Mr Muslija would lose the right to work, leading to financial hardship for him and his family. However, the Tribunal held that they are very unlikely to be destitute as his wife also has an income. The best interests of Mr Muslija’s daughter (referred to as M) favoured preserving the status quo however this did not outweigh the public interest:
“In our judgment, the impact to the family will be proportionate to the considerable public interest that attaches to upholding the integrity of the system by which foreign nationals are naturalised. The limbo period will be stressful for the family, but they will not be destitute. The impact to the appellant of the loss of all he considers he has worked so hard for counts for little, since it was built on the foundations of dishonesty. The impact on M will be limited, and her best interests are only marginally in favour of retaining the status quo. Length of residence alone is not a reason not to deprive a person of their citizenship. The cumulative weight of the factors militating in favour of the deprivation of the appellant’s citizenship outweigh M’s best interests for her father to remain British.” 
The appeal was therefore dismissed.
Tipping the balance
What, then, will tip the balance?
In relation to delay, culpable inaction by the Home Office may be sufficient. This tipped the balance in Laci v Secretary of State for the Home Department  EWCA Civ 769 (see , , &  and CJ’s write up of the case here).
In that same case, loss of the right to work was described as “a factor of real significance in his case”. This was not enough to tip the balance for Mr Muslija, however this does not prevent it from being sufficient in other cases. It may be sufficient, for example, where loss of the right to work will lead to destitution or where it is not possible for someone else to run the business during the limbo period.
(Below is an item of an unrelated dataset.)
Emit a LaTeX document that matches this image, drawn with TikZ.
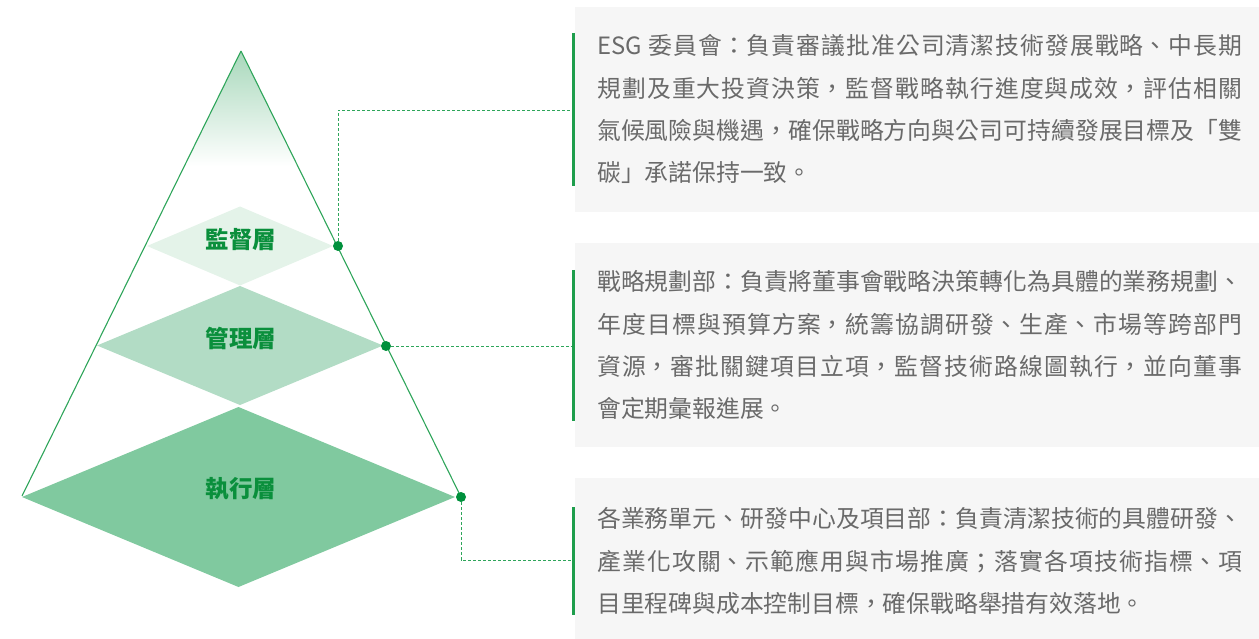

Similarly, although not enough in Mr Muslija’s case, the best interests of a child may tip the balance in other cases. For instance, where uncertainty caused by the parent’s deprivation of citizenship would interfere with vital school exams, lead to a deterioration in the child’s mental health, or interfere with the child’s cultural identity and sense of self.
Bear in mind that the length of the limbo period may not be as short as the Home Office suggest it will be. A lengthy period of limbo will not, on its own, be enough. However if combined with destitution, irreparable damage to a business, or severe impact on a child, it may be sufficient.
Finally, remember to investigate statelessness. A person cannot be deprived of their British citizenship if it would make them stateless (British Nationality Act 1981, section 40(4)). This was not relevant in Mr Muslija’s case but it may be relevant in other cases.
The headnote says:
“(1) The reasonably foreseeable consequences of the deprivation of citizenship are relevant to an assessment of the proportionality of the decision, for Article 8(2) ECHR purposes. Since the tribunal must conduct that assessment for itself, it is necessary for the tribunal to determine such reasonably foreseeable consequences for itself.
(2) Judges should usually avoid proleptic analyses of the reasonably foreseeable consequences of the deprivation of citizenship. In a minority of cases, it may be appropriate for the individual concerned to demonstrate that there is no prospect of their removal. Such cases are likely to be rare. An example may be where (i) the sole basis for the individual’s deprivation under section 40(2) is to pave the way for their subsequent removal on account of their harmful conduct, and (ii) the Secretary of State places no broader reliance on ensuring that the individual concerned ought not to be allowed to enjoy the benefits of British citizenship generally.
(3) An overly anticipatory analysis of the reasonably foreseeable consequences of deprivation will be founded on speculation. The evidence available and circumstances obtaining at the time of making of the deprivation order (and the appeal against that decision) are very likely to be different from that which will be available and those which will obtain when the decision regarding a future application or human rights claim is later taken.
(4) Exposure to the “limbo period”, without more, cannot possibly tip the proportionality balance in favour of an individual retaining fraudulently obtained citizenship. That means there are limits to the utility of an assessment of the length of the limbo period; in the absence of some other factor (c.f. “without more”), the mere fact of exposure to even a potentially lengthy period of limbo is a factor unlikely to be of dispositive relevance.
(5) It is highly unlikely that the assessment of the reasonably foreseeable consequences of a deprivation order could legitimately extend to prospective decisions of the Secretary of State taken in consequence to the deprived person once again becoming a person subject to immigration control, or any subsequent appeal proceedings.”